Next US president faces a foreign policy crossroads

Martin Newland argues that the United States must embrace the new world order and reform its foreign policy objectives

An effigy of Donald Trump, who will face big foreign policy challenges if he becomes president. Lucy Nicholson / Reuters
Powered by automated translation

Any consideration of the recent foreign policy speech by Donald Trump – and of US foreign policy trends generally – should begin with a look at the extent of the country’s global strategic and military power.

In 1993, then president Bill Clinton said that the first question asked by Washington officials when trouble started somewhere on the planet was: “Where is the nearest carrier?” Each of America’s carrier strike groups acts as a formidable expression of the United States’s interests, not least in the Arabian Gulf and most recently in the South China Sea.

Carriers represent just one aspect of US influence, projected not just militarily, but through the country’s economic heft, its dominance of Nato, its influence at the UN, its international aid budgets, its financial regulatory reach, its lead in the fields of engineering, science and technology, and its soft power incarnations in terms of global philanthropy and culture.

In the Middle East, US motivations have become blurred. The old order is unravelling and the current administration is being accused of a lack of consistency in a region that had been templated according to the reality of American influence.

Fresh nuances in US patterns of support for its traditional allies in the region, from Egypt to the Gulf states, signalled, among other things, by renewed access to western markets and investment for Iran, is creating space for locally generated diplomatic and military solutions. At the same time, the more responsible regional governments are accelerating diversification programmes as they navigate through the uncertainties of cheap oil.

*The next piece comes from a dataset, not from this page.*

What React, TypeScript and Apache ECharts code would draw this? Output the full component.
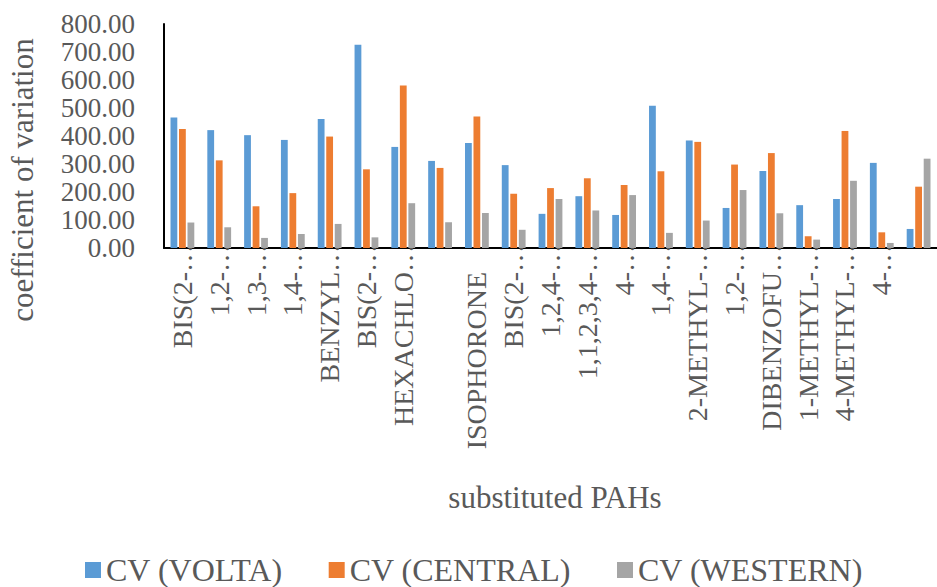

The perceived lessening of America’s commitment to its traditional allies will have the effect of redirecting more trade, investment and diplomacy eastward. States emerging from under the umbrella of US influence will seek out their own ways of tackling sectarianism, fundamentalism and the re-enlivened ambitions of powers such as Iran and Russia.

Farther afield, older western alliances are weakening. A militarily depleted and conceptually challenged Nato finds its bluff being called by a resurgent Russia and worsening relations between Russia and Turkey.

The UN Security Council for its part is increasingly hampered by the divergent interests of the P5. The so-called “special relationship” between the US and the United Kingdom has been neglected.

The EU, already facing social, economic and political upheaval, is now forced to contemplate the departure of the UK, one of its most powerful members.

President Barack Obama’s appeal to the UK last week to remain within the EU was, many believe, born in part from a desire to foster an alternative western power bloc capable of dealing with its own issues instead of looking wistfully across the Atlantic for solutions.

The great US-dominated engines of western intent are beginning to lose power and purpose. Those who see themselves as at the receiving end of postcolonial blundering or the excesses of globalisation engineered by the interests of developed nations, might cheer this prospect.

But many of the older generation, who remember the benefits of US entry into two world wars, its crucial role in the demise of communism and its interventions in arenas from Kuwait to Kosovo, still see value in continued engagement by the US in world affairs.

And so back to Mr Trump. His speech displayed little in the way of consistency and vision and frequently found itself torn between isolationism and interventionism, between America First and exported Bush-era American exceptionalism.

A Trump presidency would oversee a build-up of the military, revamp America’s nuclear arsenal and obliterate ISIL. Powerful stuff intended no doubt to make the current president appear vacillating, but inconsistent when read against additional pledges to eschew nation building and abandon allies in Asia and Europe who do not contribute enough towards their own defence. Mr Trump repeated his scepticism towards intervention in the Middle East while also criticising Mr Obama for the fact that “our friends are beginning to think they can’t depend on us”.

He found himself caught between the isolationist rhetoric that played so well during the primaries and the triumphalist reminders that the US remains a key global player, capable of smiting its enemies while playing the role of “peacemaker” and helping “to save lives and indeed humanity itself”.

Those with an interest in American history will have noticed an unintended association between Mr Trump’s “America First” foreign policy theme and the isolationist America First Committee, created in 1940 to oppose involvement in the Second World War. The AFC had to be disbanded a few days after the Japanese attack at Pearl Harbor.

In the same way the US will never be able to immunise itself from global upheaval and transformation. Many in Europe used to believe this was possible, until Syrian refugees started pouring across European borders and ISIL set up operations into Libya, just the other side of the Mediterranean.

Whoever becomes US president, their task will be to recalibrate US foreign policy in a way that fits into the new world order, at the same time preserving the global safeguards and benefits that association with the world’s most powerful democracy provide.